今回はこの歌詞の内容、つまり男女の対話から、アンコンシャス・バイアスについて考えてみたいと思いいます。
木綿のハンカチーフ
まず、歌詞を引用します。
◇ 作詞:松本隆「木綿のハンカチーフ」からの引用
※Mは男性、Wは女性、繰り返しは省略
1_M
恋人よ ぼくは旅立つ 東へと向う列車で
はなやいだ街で 君への贈りもの 探すつもりだ
1_W
いいえあなた 私は欲しいものはないのよ
ただ都会の絵の具に 染まらないで帰って2_M
恋人よ 半年が過ぎ 逢えないが泣かないでくれ
都会で流行りの 指輪を送るよ 君に似合うはずだ2_W
いいえ 星のダイヤも 海に眠る真珠も
きっと あなたのキスほど きらめくはずないもの3_M
恋人よ いまも素顔で くち紅もつけないままか
見間違うようなスーツ着たぼくの 写真を見てくれ3_W
いいえ 草にねころぶ あなたが好きだったの
でも木枯しのビル街 からだに気をつけてね4_M
恋人よ 君を忘れて 変わってくぼくを許して
毎日愉快に過ごす街角 ぼくは帰れない4_W
あなた 最後のわがまま 贈りものをねだるわ
ねえ 涙拭く 木綿のハンカチーフ下さい
以上、引用終わり
アンコンシャス・バイアス
皆様はこの歌を聴いてどのように感じるでしょうか?
この曲が発表された当時中学生だった私は、「可哀想な女性」という印象しかありませんでした。
しかし、大人に近づくにつれ、捉え方が変化しました。
高校生になると、どちらが悪いと言うより、遠距離恋愛という環境が要因と捉えるようになり、私自身も上京して働き始めると、この男性の気持ちも理解できるようになります。

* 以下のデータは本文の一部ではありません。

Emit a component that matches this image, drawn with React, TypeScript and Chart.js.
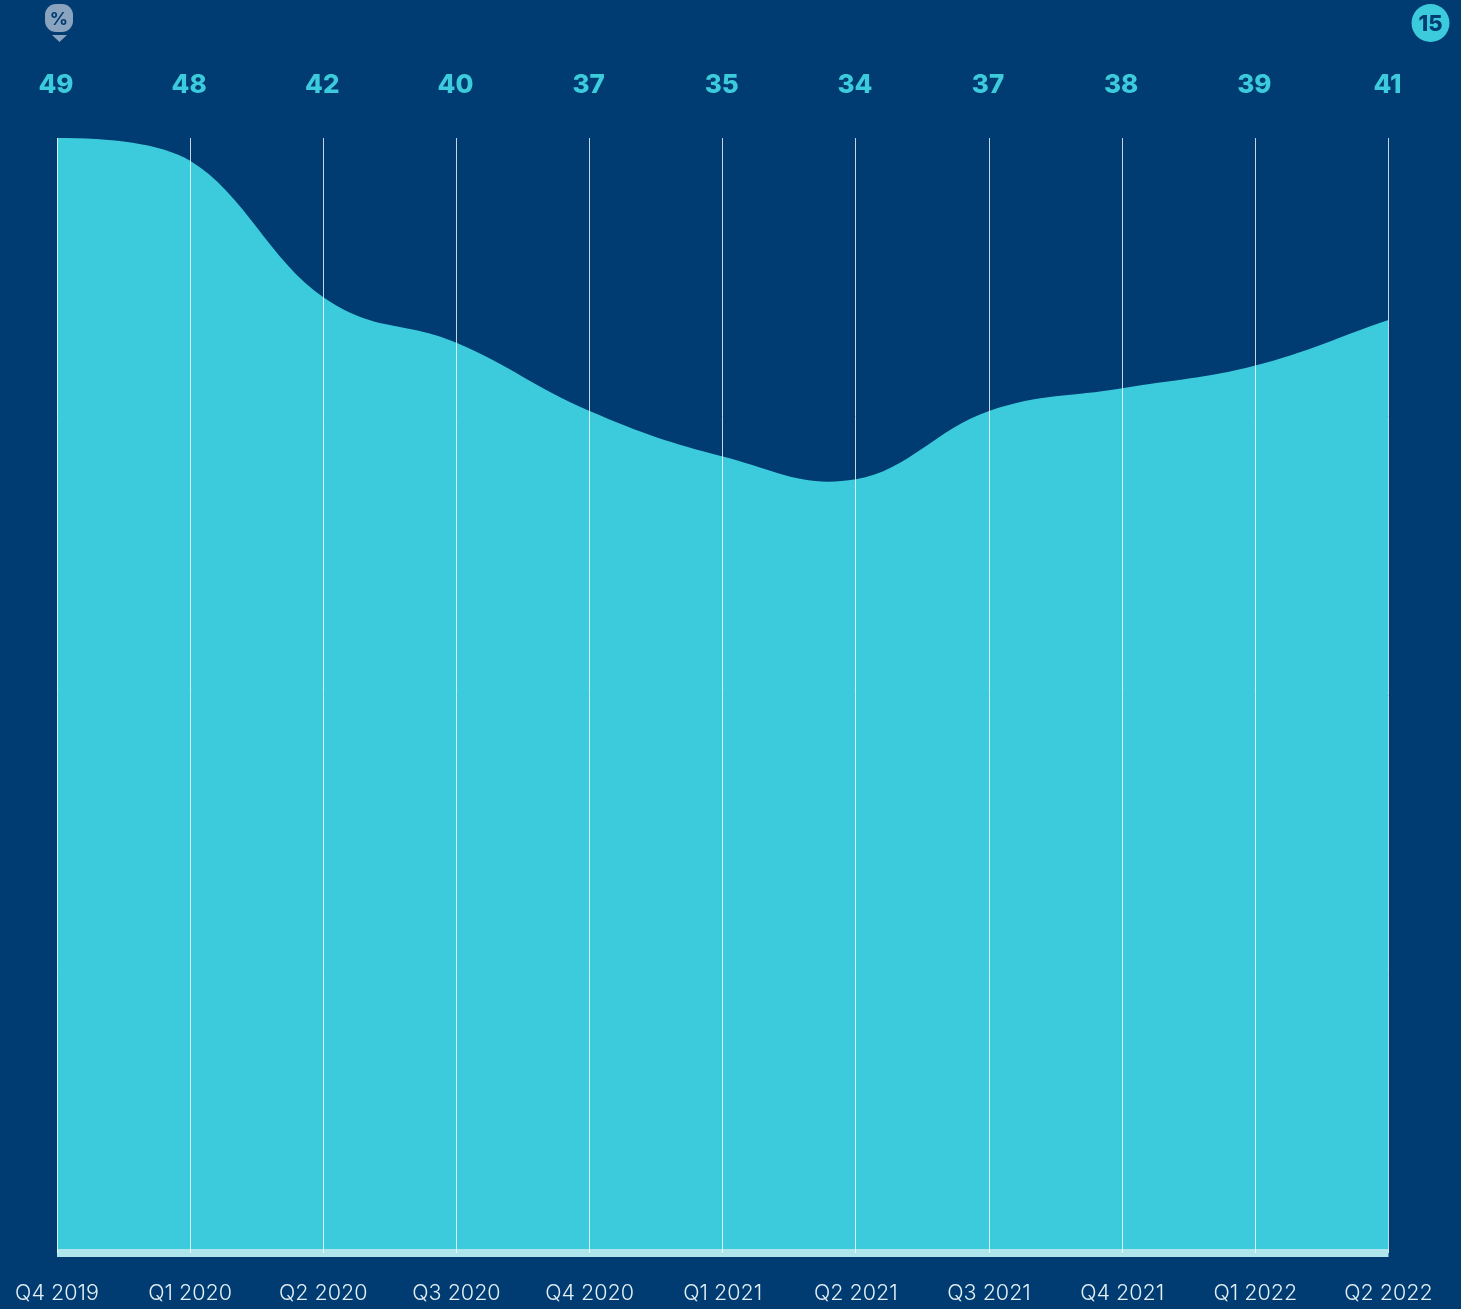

このように色々な解釈があるにも関わらず、少ない情報だけで勝手に決めつけてしまうこと、その背景にある無意識の思い込みや偏見をアンコンシャス・バイアスといいます。
解釈の例を簡単に挙げてみます。
解釈_1
- 男性は自分の夢を優先して、都会に出ていく
- 彼女の気持ちも考えず、半年も放ったらかし
- 都会の流行りなんて関心がない、会いに来て欲しい彼女
- 洗練された僕をみてくれ、君も少しはオシャレをしたらどうか
- 素朴だった昔の彼が好き、それでも彼の身体を気遣う彼女
- 彼を責めず、間接的に悲しみと別れを告げる彼女
解釈_2
- 志を持って都会に出ていく彼、半年間無我夢中で頑張った
- 大切な彼女のために、素敵な指輪を贈りたい
- 彼女のためにこんなに頑張っているのに、「いいえ」と否定する彼女
- 成長している姿を見せたいのに、昔のあなたが良かったという彼女
- 本当は一緒に未来に向かって行きたいのに、付いてきてくれない彼女
- 自分の夢や目標に向かっていく、僕を許してと謝罪
コーチングの役割
対極をなす二つの解釈を紹介しました。
解釈_1は、身勝手な彼、可哀想な彼女。
解釈_2は、未来に向かって頑張っている彼、昔のように愛してほしいと願うわがままな彼女。
もちろん解釈は二つだけではありません。
この例題で気づいていただきたいのは、自分の中にあるアンコンシャス・バイアスです。
自分は、この歌詞のストーリーを聴いて、どちら側の立場に立って、どんな感情を抱いたのか、などを観察してみてください。
コーチングをしていると、上記のように男女間の課題の場合、女性は女性の立場、男性は男性の立場からの話しか出てきません。
そこには「無意識の思い込み」が多分に含まれています。
特にコーチングを学んでいる方、実践している方は、相手の話には必ずアンコンシャス・バイアスが働いていることを理解した上で、次のようなコミュニケーションを心がけてください。
- 相手が思い込みで話していても、否定しないで(その人の状況や思いを)「傾聴」する
- それは事実か、ただそう思うのかを検証する
- その上で、どうして彼(彼女)はそうするんだろう? を一緒に考える
- ポイントは、人の言動には全て肯定的な理由がある、というつもりで考えること
- お互いの肯定的理由が見つかったら、両者にとって一番良い方法は何かを考える
コーチングは、アンコンシャス・バイアスを解くことと、どちらが良い悪いではなく、両者にとって一番良い方法は何か、を見つける最も優れた手法だと思います。